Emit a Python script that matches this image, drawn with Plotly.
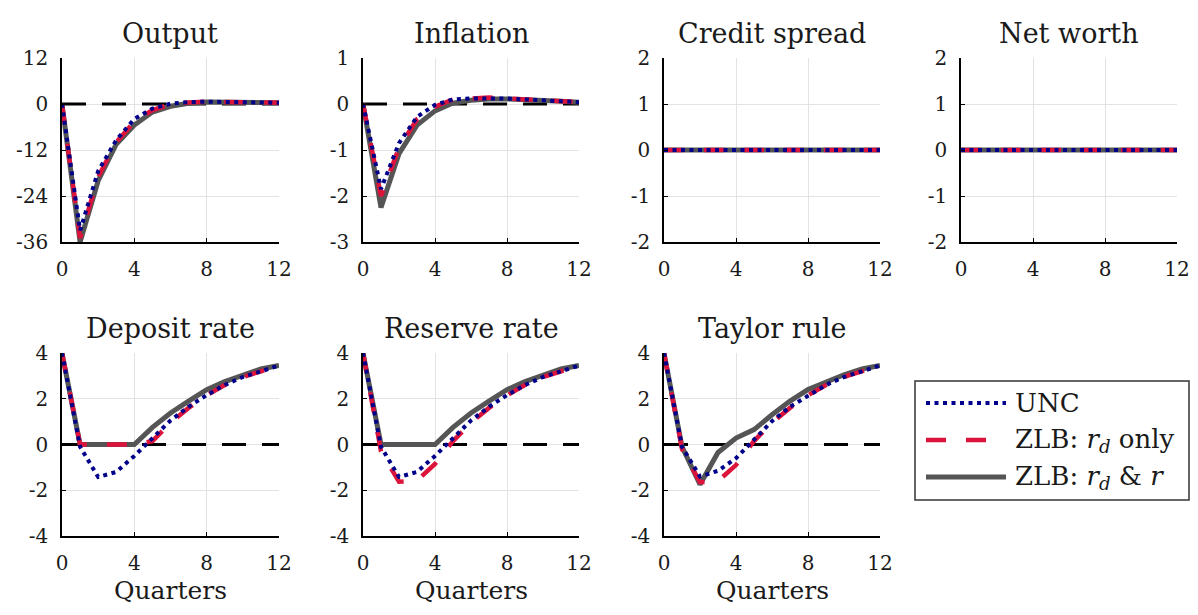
import plotly.graph_objects as go

# ---------------- data ----------------
quarters = list(range(13))

output_unc = [0, -33, -17.5, -9.4, -3.9, -1.2, 0.1, 0.5, 0.6, 0.6, 0.5, 0.4, 0.3]
output_rd = [0, -35, -19, -10, -4.6, -1.6, -0.1, 0.4, 0.6, 0.6, 0.5, 0.4, 0.3]
output_both = [0, -36, -20, -10.5, -5.5, -2.1, -0.6, 0.2, 0.5, 0.5, 0.45, 0.35, 0.3]

inflation_unc = [0, -1.85, -0.85, -0.28, -0.02, 0.1, 0.12, 0.13, 0.12, 0.1, 0.08, 0.06, 0.04]
inflation_rd = [0, -2.0, -0.95, -0.33, -0.06, 0.1, 0.12, 0.14, 0.12, 0.1, 0.08, 0.06, 0.04]
inflation_both = [0, -2.25, -1.08, -0.46, -0.15, 0.02, 0.08, 0.11, 0.11, 0.1, 0.08, 0.06, 0.04]

credit_unc = [0] * 13
credit_rd = [0] * 13
credit_both = [0] * 13

networth_unc = [0] * 13
networth_rd = [0] * 13
networth_both = [0] * 13

deposit_unc = [4, -0.1, -1.42, -1.2, -0.5, 0.26, 1.05, 1.65, 2.16, 2.6, 2.95, 3.2, 3.45]
deposit_rd = [4, 0, 0, 0, 0, 0.15, 0.95, 1.6, 2.15, 2.6, 2.95, 3.2, 3.45]
deposit_both = [4, 0, 0, 0, 0, 0.75, 1.38, 1.9, 2.4, 2.75, 3.05, 3.3, 3.45]

reserve_unc = [4, -0.1, -1.42, -1.2, -0.5, 0.26, 1.05, 1.65, 2.16, 2.6, 2.95, 3.2, 3.45]
reserve_rd = [4, -0.3, -1.63, -1.58, -0.85, 0.15, 0.95, 1.6, 2.15, 2.6, 2.95, 3.2, 3.45]
reserve_both = [4, 0, 0, 0, 0, 0.75, 1.38, 1.9, 2.4, 2.75, 3.05, 3.3, 3.45]

taylor_unc = [4, -0.1, -1.4, -1.15, -0.6, 0.2, 1.02, 1.65, 2.15, 2.6, 2.95, 3.2, 3.45]
taylor_rd = [4, -0.2, -1.65, -1.6, -0.9, 0.15, 0.95, 1.6, 2.15, 2.6, 2.95, 3.2, 3.45]
taylor_both = [4, -0.1, -1.75, -0.35, 0.28, 0.65, 1.3, 1.9, 2.4, 2.75, 3.05, 3.3, 3.45]

zero_line = [0] * 13

titles = ["Output", "Inflation", "Credit spread", "Net worth",
          "Deposit rate", "Reserve rate", "Taylor rule"]

x_ticks = [0, 4, 8, 12]
x_ticktext = ["0", "4", "8", "12"]

y_ticks_output = [-36, -24, -12, 0, 12]
y_ticktext_output = ["-36", "-24", "-12", "0", "12"]
y_ticks_infl = [-3, -2, -1, 0, 1]
y_ticktext_infl = ["-3", "-2", "-1", "0", "1"]
y_ticks_2 = [-2, -1, 0, 1, 2]
y_ticktext_2 = ["-2", "-1", "0", "1", "2"]
y_ticks_4 = [-4, -2, 0, 2, 4]
y_ticktext_4 = ["-4", "-2", "0", "2", "4"]

series_names = ["UNC", "ZLB: <i>r</i><sub><i>d</i></sub> only",
                "ZLB: <i>r</i><sub><i>d</i></sub> &amp; <i>r</i>"]

# ---------------- styling ----------------
FONT = "DejaVu Serif, Liberation Serif, Times New Roman, serif"
OFF = 8                           # browser page margin
W, H = 1198 - 2 * OFF, 615 - 2 * OFF  # figure fits the window without scrolling


def px(xp):
    return (xp - OFF) / W


def py(yp):
    return 1 - (yp - OFF) / H


col_px = [(62, 279), (363, 579), (664, 880), (961, 1177)]
row_px = [(58, 242), (353, 536)]

styles = {
    "both": dict(color="#555555", width=5, dash="solid"),
    "rd": dict(color="#DC143C", width=4.5, dash="20px,20px"),
    "unc": dict(color="#00008B", width=4, dash="4px,4.5px"),
}

panels = [
    (output_unc, output_rd, output_both, y_ticks_output, y_ticktext_output),
    (inflation_unc, inflation_rd, inflation_both, y_ticks_infl, y_ticktext_infl),
    (credit_unc, credit_rd, credit_both, y_ticks_2, y_ticktext_2),
    (networth_unc, networth_rd, networth_both, y_ticks_2, y_ticktext_2),
    (deposit_unc, deposit_rd, deposit_both, y_ticks_4, y_ticktext_4),
    (reserve_unc, reserve_rd, reserve_both, y_ticks_4, y_ticktext_4),
    (taylor_unc, taylor_rd, taylor_both, y_ticks_4, y_ticktext_4),
]

fig = go.Figure()
layout = dict(
    width=W, height=H, autosize=False,
    margin=dict(l=0, r=0, t=0, b=0, pad=0, autoexpand=False),
    paper_bgcolor="white", plot_bgcolor="white",
    showlegend=False,
    font=dict(family=FONT, color="#1a1a1a"),
)
annotations = []
shapes = []

for i, (unc, rd, both, yt, ytt) in enumerate(panels):
    r, c = divmod(i, 4)
    x0, x1 = col_px[c]
    ytop, ybot = row_px[r]
    xa = "x" if i == 0 else f"x{i+1}"
    ya = "y" if i == 0 else f"y{i+1}"
    xkey = "xaxis" if i == 0 else f"xaxis{i+1}"
    ykey = "yaxis" if i == 0 else f"yaxis{i+1}"

    fig.add_trace(go.Scatter(x=quarters, y=zero_line, mode="lines", xaxis=xa, yaxis=ya,
                             line=dict(color="black", width=3, dash="24px,16px"),
                             hoverinfo="skip"))
    for key, data in (("both", both), ("rd", rd), ("unc", unc)):
        fig.add_trace(go.Scatter(x=quarters, y=data, mode="lines", xaxis=xa, yaxis=ya,
                                 line=styles[key]))

    layout[xkey] = dict(
        domain=[px(x0), px(x1)], anchor=ya, range=[0, 12], automargin=False,
        tickvals=x_ticks, ticktext=x_ticktext,
        showline=True, linecolor="black", linewidth=1.5,
        ticks="inside", ticklen=4, tickcolor="black",
        showgrid=True, gridcolor="#e3e3e3", gridwidth=1, zeroline=False,
        tickfont=dict(family=FONT, size=20, color="#1a1a1a"),
        ticklabelstandoff=8,
    )
    layout[ykey] = dict(
        domain=[py(ybot), py(ytop)], anchor=xa, range=[yt[0], yt[-1]],
        automargin=False,
        tickvals=yt, ticktext=ytt,
        showline=True, linecolor="black", linewidth=1.5,
        ticks="inside", ticklen=4, tickcolor="black",
        showgrid=True, gridcolor="#e3e3e3", gridwidth=1, zeroline=False,
        tickfont=dict(family=FONT, size=20, color="#1a1a1a"),
        ticklabelstandoff=8,
    )
    annotations.append(dict(
        text=titles[i], xref="paper", yref="paper",
        x=px((x0 + x1) / 2), y=py(ytop - 25),
        xanchor="center", yanchor="middle", showarrow=False,
        font=dict(family=FONT, size=27, color="#1a1a1a"),
    ))
    if r == 1:
        annotations.append(dict(
            text="Quarters", xref="paper", yref="paper",
            x=px((x0 + x1) / 2), y=0,
            xanchor="center", yanchor="bottom", showarrow=False,
            font=dict(family=FONT, size=25, color="#1a1a1a"),
        ))

# ---------------- manual legend ----------------
lx0, lx1, ly0, ly1 = 915, 1189, 381, 500
shapes.append(dict(type="rect", xref="paper", yref="paper",
                   x0=px(lx0), x1=px(lx1), y0=py(ly1), y1=py(ly0),
                   line=dict(color="#333333", width=1.5), fillcolor="white", layer="above"))
leg_rows = [403, 440, 477]
for (key, name, yy) in zip(["unc", "rd", "both"], series_names, leg_rows):
    st = styles[key]
    shapes.append(dict(type="line", xref="paper", yref="paper",
                       x0=px(926), x1=px(1006), y0=py(yy), y1=py(yy),
                       line=dict(color=st["color"], width=st["width"], dash=st["dash"]),
                       layer="above"))
    annotations.append(dict(
        text=name, xref="paper", yref="paper", x=px(1013), y=py(yy),
        xanchor="left", yanchor="middle", showarrow=False,
        font=dict(family=FONT, size=26, color="#1a1a1a"),
    ))

layout["annotations"] = annotations
layout["shapes"] = shapes
fig.update_layout(**layout)
fig.write_html("out.html")
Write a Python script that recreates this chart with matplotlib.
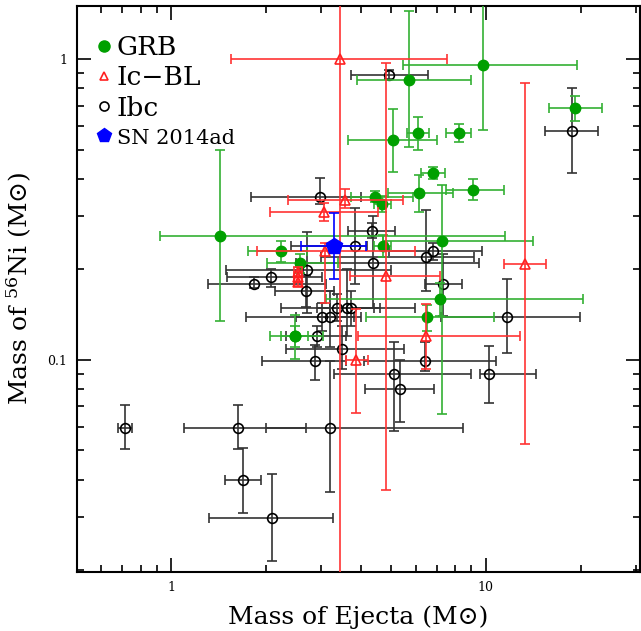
import numpy as np
import matplotlib
matplotlib.use('Agg')
import matplotlib.pyplot as plt
from matplotlib.lines import Line2D
from matplotlib.ticker import LogLocator, NullFormatter

plt.rcParams['font.family'] = ['DejaVu Serif', 'DejaVu Sans']
plt.rcParams['mathtext.fontset'] = 'dejavuserif'

# GRB-SNe: ejecta mass, Ni mass and the ends of their error bars
grb_x = [9.78, 5.71, 19.2, 5.06, 6.09, 8.21, 6.78, 9.13, 6.12, 4.43, 4.69, 2.24,
         2.57, 1.43, 2.47, 2.47, 7.26, 7.14, 6.5, 4.7]
grb_y = [0.955, 0.854, 0.686, 0.537, 0.566, 0.566, 0.417, 0.367, 0.358, 0.349, 0.33,
         0.230, 0.210, 0.259, 0.120, 0.120, 0.249, 0.159, 0.139, 0.239]
grb_xlo = [5.44, 3.90, 15.9, 3.65, 5.61, 7.49, 6.24, 7.49, 4.87, 3.74, 4.4, 1.76,
           2.02, 0.92, 2.06, 2.24, 4.7, 3.1, 4.17, 4.4]
grb_xhi = [19.5, 8.96, 23.4, 6.98, 6.58, 9.0, 7.43, 11.4, 7.86, 5.85, 5.0, 2.7,
           3.4, 11.5, 3.03, 2.72, 14.1, 20.3, 10.6, 5.0]
grb_ylo = [0.58, 0.51, 0.62, 0.422, 0.50, 0.529, 0.398, 0.34, 0.311, 0.335, 0.31,
           0.211, 0.195, 0.135, 0.101, 0.110, 0.066, 0.14, 0.125, 0.22]
grb_yhi = [3.0, 1.44, 0.755, 0.684, 0.64, 0.608, 0.439, 0.40, 0.413, 0.365, 0.35,
           0.249, 0.225, 0.499, 0.141, 0.130, 0.38, 0.18, 0.152, 0.26]

# Ic-BL
icbl_x = [3.43, 3.57, 3.07, 3.09, 4.83, 2.53, 2.53, 2.53, 3.87, 6.47, 13.3]
icbl_y = [1.0, 0.340, 0.311, 0.230, 0.19, 0.196, 0.188, 0.182, 0.1, 0.12, 0.209]
icbl_xlo = [1.55, 2.35, 2.06, 1.87, 3.69, 2.45, 2.45, 2.45, 3.6, 3.92, 11.4]
icbl_xhi = [7.52, 5.45, 4.53, 5.95, 7.14, 2.6, 2.6, 2.6, 4.22, 12.8, 15.5]
icbl_ylo = [0.005, 0.32, 0.29, 0.154, 0.037, 0.188, 0.182, 0.176, 0.0667, 0.093, 0.0524]
icbl_yhi = [5.0, 0.37, 0.331, 0.245, 0.97, 0.204, 0.196, 0.19, 0.148, 0.153, 0.83]

# Ibc
ibc_x = [4.91, 18.8, 2.98, 4.35, 3.85, 4.37, 6.79, 6.47, 7.3, 6.39, 5.12, 5.32,
         10.2, 11.7, 0.714, 1.63, 3.19, 1.69, 2.09, 2.70, 2.07, 1.83, 2.69, 3.37,
         3.63, 3.73, 3.02, 3.19, 2.91, 3.48, 2.86]
ibc_y = [0.885, 0.576, 0.349, 0.269, 0.239, 0.21, 0.23, 0.219, 0.179, 0.0994, 0.0897,
         0.0800, 0.0897, 0.139, 0.0595, 0.0595, 0.0595, 0.0399, 0.0298, 0.199, 0.189,
         0.179, 0.170, 0.149, 0.149, 0.149, 0.139, 0.139, 0.120, 0.109, 0.0994]
ibc_xlo = [3.74, 15.4, 1.79, 3.64, 2.4, 2.5, 4.94, 3.0, 6.4, 4.1, 3.3, 4.14,
           9.6, 7.2, 0.68, 1.1, 2.0, 1.48, 1.32, 1.49, 1.50, 1.31, 2.13, 2.24,
           2.9, 3.2, 1.73, 2.5, 2.32, 2.32, 1.95]
ibc_xhi = [6.55, 22.7, 4.0, 5.13, 4.2, 9.5, 9.69, 9.2, 8.38, 10.8, 8.97, 6.84,
           14.4, 19.9, 0.753, 2.69, 8.46, 1.93, 3.28, 5.0, 3.02, 3.1, 3.3, 5.95,
           4.4, 4.6, 3.8, 4.0, 3.6, 5.5, 3.6]
ibc_ylo = [0.86, 0.417, 0.33, 0.255, 0.179, 0.149, 0.215, 0.17, 0.14, 0.092, 0.058,
           0.062, 0.072, 0.105, 0.0506, 0.0506, 0.0364, 0.031, 0.0214, 0.143, 0.175,
           0.173, 0.15, 0.135, 0.12, 0.13, 0.125, 0.11, 0.11, 0.0935, 0.086]
ibc_yhi = [0.92, 0.799, 0.402, 0.285, 0.319, 0.30, 0.245, 0.314, 0.225, 0.115, 0.115,
           0.10, 0.111, 0.185, 0.0706, 0.0706, 0.099, 0.0508, 0.0418, 0.267, 0.20,
           0.189, 0.19, 0.165, 0.20, 0.17, 0.155, 0.17, 0.13, 0.13, 0.112]

# SN 2014ad
sn_x = [3.3]
sn_y = [0.239]
sn_xlo = [2.59]
sn_xhi = [4.17]
sn_ylo = [0.186]
sn_yhi = [0.307]


def draw(ax, x, y, xlo, xhi, ylo, yhi, **kw):
    x, y = np.array(x), np.array(y)
    xerr = [x - np.array(xlo), np.array(xhi) - x]
    yerr = [y - np.array(ylo), np.array(yhi) - y]
    ax.errorbar(x, y, xerr=xerr, yerr=yerr, ls='none', capsize=3.5,
                elinewidth=1.2, capthick=1.2, **kw)


fig = plt.figure(figsize=(6.41, 6.31), dpi=100)
ax = fig.add_axes([77 / 641, 1 - 571.5 / 631, 563 / 641, 565.5 / 631])
ax.set_xscale('log')
ax.set_yscale('log')

draw(ax, ibc_x, ibc_y, ibc_xlo, ibc_xhi, ibc_ylo, ibc_yhi, marker='o', ms=7,
     mfc='none', mec='black', mew=1.2, color='#333333', zorder=2)
draw(ax, grb_x, grb_y, grb_xlo, grb_xhi, grb_ylo, grb_yhi, marker='o', ms=7.5,
     mfc='#00a000', mec='#00a000', color='#33b033', zorder=3)
draw(ax, icbl_x, icbl_y, icbl_xlo, icbl_xhi, icbl_ylo, icbl_yhi, marker='^', ms=7,
     mfc='none', mec='#ff2020', mew=1.2, color='#ff3333', zorder=4)
draw(ax, sn_x, sn_y, sn_xlo, sn_xhi, sn_ylo, sn_yhi, marker='p', ms=12,
     mfc='blue', mec='blue', color='blue', zorder=5)

ax.set_xlim(0.502, 30.9)
ax.set_ylim(0.0198, 1.50)

ax.set_xticks([1, 10])
ax.set_xticklabels(['1', '10'])
ax.set_yticks([0.1, 1])
ax.set_yticklabels(['0.1', '1'])
ax.xaxis.set_minor_locator(LogLocator(base=10, subs=np.arange(2, 10)))
ax.yaxis.set_minor_locator(LogLocator(base=10, subs=np.arange(2, 10)))
ax.xaxis.set_minor_formatter(NullFormatter())
ax.yaxis.set_minor_formatter(NullFormatter())
ax.tick_params(which='both', direction='in', top=True, right=True, width=1.2,
               labelsize=9)
ax.tick_params(which='major', length=10, pad=7)
ax.tick_params(which='minor', length=5)
for s in ax.spines.values():
    s.set_linewidth(1.5)

ax.set_xlabel('Mass of Ejecta (M\u2299)', fontsize=18, labelpad=8)
ax.set_ylabel('Mass of $^{56}$Ni (M\u2299)', fontsize=18, labelpad=10)

handles = [
    Line2D([], [], ls='none', marker='o', ms=8, mfc='#00a000', mec='#00a000'),
    Line2D([], [], ls='none', marker='^', ms=6, mfc='none', mec='#ff2020', mew=1.2),
    Line2D([], [], ls='none', marker='o', ms=6.5, mfc='none', mec='black', mew=1.2),
    Line2D([], [], ls='none', marker='p', ms=10, mfc='blue', mec='blue'),
]
leg = ax.legend(handles, ['GRB', 'Ic\u2212BL', 'Ibc', 'SN 2014ad'], loc='upper left',
                bbox_to_anchor=(-0.004, 0.986), frameon=False, fontsize=19,
                handlelength=0.6, handletextpad=0.2, labelspacing=0.2,
                borderaxespad=0.4)
leg.get_texts()[3].set_fontsize(15)

fig.savefig('out.png', dpi=100)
^^^^
▸ **The task**
Copy word for word every line from the one with "Write a Python" through the one with "from matplotlib.ticker import", including both. No pictures belong in the copy.

▸ **Output below**
Write a Python script that recreates this chart with matplotlib.
import numpy as np
import matplotlib
matplotlib.use('Agg')
import matplotlib.pyplot as plt
from matplotlib.lines import Line2D
from matplotlib.ticker import LogLocator, NullFormatter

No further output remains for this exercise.